§ **WHAT YOU HAVE TO DO**
Write out all the data again, exactly as it stands.

╭──

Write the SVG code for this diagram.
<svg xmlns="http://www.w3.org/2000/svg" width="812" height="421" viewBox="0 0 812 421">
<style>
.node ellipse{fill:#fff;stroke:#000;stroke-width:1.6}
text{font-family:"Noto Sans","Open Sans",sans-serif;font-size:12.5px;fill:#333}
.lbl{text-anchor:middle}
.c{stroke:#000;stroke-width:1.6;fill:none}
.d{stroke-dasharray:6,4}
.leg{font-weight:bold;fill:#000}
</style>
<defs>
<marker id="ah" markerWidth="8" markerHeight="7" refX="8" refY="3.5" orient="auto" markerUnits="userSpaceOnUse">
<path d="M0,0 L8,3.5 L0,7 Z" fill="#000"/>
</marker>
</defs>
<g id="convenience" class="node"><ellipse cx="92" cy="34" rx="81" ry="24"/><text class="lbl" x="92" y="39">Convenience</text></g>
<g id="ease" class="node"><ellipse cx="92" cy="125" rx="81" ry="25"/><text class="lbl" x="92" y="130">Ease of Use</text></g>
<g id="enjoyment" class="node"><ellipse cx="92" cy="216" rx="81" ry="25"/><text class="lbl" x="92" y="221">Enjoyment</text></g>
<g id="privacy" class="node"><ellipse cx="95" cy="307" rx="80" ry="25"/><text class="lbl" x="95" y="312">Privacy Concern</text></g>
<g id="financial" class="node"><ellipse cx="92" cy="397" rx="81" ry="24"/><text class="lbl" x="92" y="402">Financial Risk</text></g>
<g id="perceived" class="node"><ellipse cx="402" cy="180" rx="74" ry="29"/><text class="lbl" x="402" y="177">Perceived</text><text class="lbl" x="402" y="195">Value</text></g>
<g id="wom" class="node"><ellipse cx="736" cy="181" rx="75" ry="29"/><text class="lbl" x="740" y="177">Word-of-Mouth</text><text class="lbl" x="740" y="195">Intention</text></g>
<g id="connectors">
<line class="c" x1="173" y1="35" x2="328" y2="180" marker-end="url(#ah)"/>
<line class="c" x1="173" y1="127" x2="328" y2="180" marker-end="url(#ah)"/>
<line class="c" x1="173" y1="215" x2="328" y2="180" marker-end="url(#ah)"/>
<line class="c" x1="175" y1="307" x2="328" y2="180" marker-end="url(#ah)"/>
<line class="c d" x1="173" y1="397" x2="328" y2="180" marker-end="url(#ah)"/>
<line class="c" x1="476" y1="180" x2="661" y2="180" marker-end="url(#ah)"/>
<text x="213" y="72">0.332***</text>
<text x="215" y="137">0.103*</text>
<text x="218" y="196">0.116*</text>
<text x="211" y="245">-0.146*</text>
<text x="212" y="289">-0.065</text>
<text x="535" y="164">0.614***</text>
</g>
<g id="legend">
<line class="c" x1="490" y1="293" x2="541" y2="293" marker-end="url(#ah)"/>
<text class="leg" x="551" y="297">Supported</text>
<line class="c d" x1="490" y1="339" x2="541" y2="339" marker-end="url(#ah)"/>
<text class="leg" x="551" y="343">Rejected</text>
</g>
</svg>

╰──

§ **OUTPUT FOR THIS TASK**
Write the SVG code for this diagram.
<svg xmlns="http://www.w3.org/2000/svg" width="812" height="421" viewBox="0 0 812 421">
<style>
.node ellipse{fill:#fff;stroke:#000;stroke-width:1.6}
text{font-family:"Noto Sans","Open Sans",sans-serif;font-size:12.5px;fill:#333}
.lbl{text-anchor:middle}
.c{stroke:#000;stroke-width:1.6;fill:none}
.d{stroke-dasharray:6,4}
.leg{font-weight:bold;fill:#000}
</style>
<defs>
<marker id="ah" markerWidth="8" markerHeight="7" refX="8" refY="3.5" orient="auto" markerUnits="userSpaceOnUse">
<path d="M0,0 L8,3.5 L0,7 Z" fill="#000"/>
</marker>
</defs>
<g id="convenience" class="node"><ellipse cx="92" cy="34" rx="81" ry="24"/><text class="lbl" x="92" y="39">Convenience</text></g>
<g id="ease" class="node"><ellipse cx="92" cy="125" rx="81" ry="25"/><text class="lbl" x="92" y="130">Ease of Use</text></g>
<g id="enjoyment" class="node"><ellipse cx="92" cy="216" rx="81" ry="25"/><text class="lbl" x="92" y="221">Enjoyment</text></g>
<g id="privacy" class="node"><ellipse cx="95" cy="307" rx="80" ry="25"/><text class="lbl" x="95" y="312">Privacy Concern</text></g>
<g id="financial" class="node"><ellipse cx="92" cy="397" rx="81" ry="24"/><text class="lbl" x="92" y="402">Financial Risk</text></g>
<g id="perceived" class="node"><ellipse cx="402" cy="180" rx="74" ry="29"/><text class="lbl" x="402" y="177">Perceived</text><text class="lbl" x="402" y="195">Value</text></g>
<g id="wom" class="node"><ellipse cx="736" cy="181" rx="75" ry="29"/><text class="lbl" x="740" y="177">Word-of-Mouth</text><text class="lbl" x="740" y="195">Intention</text></g>
<g id="connectors">
<line class="c" x1="173" y1="35" x2="328" y2="180" marker-end="url(#ah)"/>
<line class="c" x1="173" y1="127" x2="328" y2="180" marker-end="url(#ah)"/>
<line class="c" x1="173" y1="215" x2="328" y2="180" marker-end="url(#ah)"/>
<line class="c" x1="175" y1="307" x2="328" y2="180" marker-end="url(#ah)"/>
<line class="c d" x1="173" y1="397" x2="328" y2="180" marker-end="url(#ah)"/>
<line class="c" x1="476" y1="180" x2="661" y2="180" marker-end="url(#ah)"/>
<text x="213" y="72">0.332***</text>
<text x="215" y="137">0.103*</text>
<text x="218" y="196">0.116*</text>
<text x="211" y="245">-0.146*</text>
<text x="212" y="289">-0.065</text>
<text x="535" y="164">0.614***</text>
</g>
<g id="legend">
<line class="c" x1="490" y1="293" x2="541" y2="293" marker-end="url(#ah)"/>
<text class="leg" x="551" y="297">Supported</text>
<line class="c d" x1="490" y1="339" x2="541" y2="339" marker-end="url(#ah)"/>
<text class="leg" x="551" y="343">Rejected</text>
</g>
</svg>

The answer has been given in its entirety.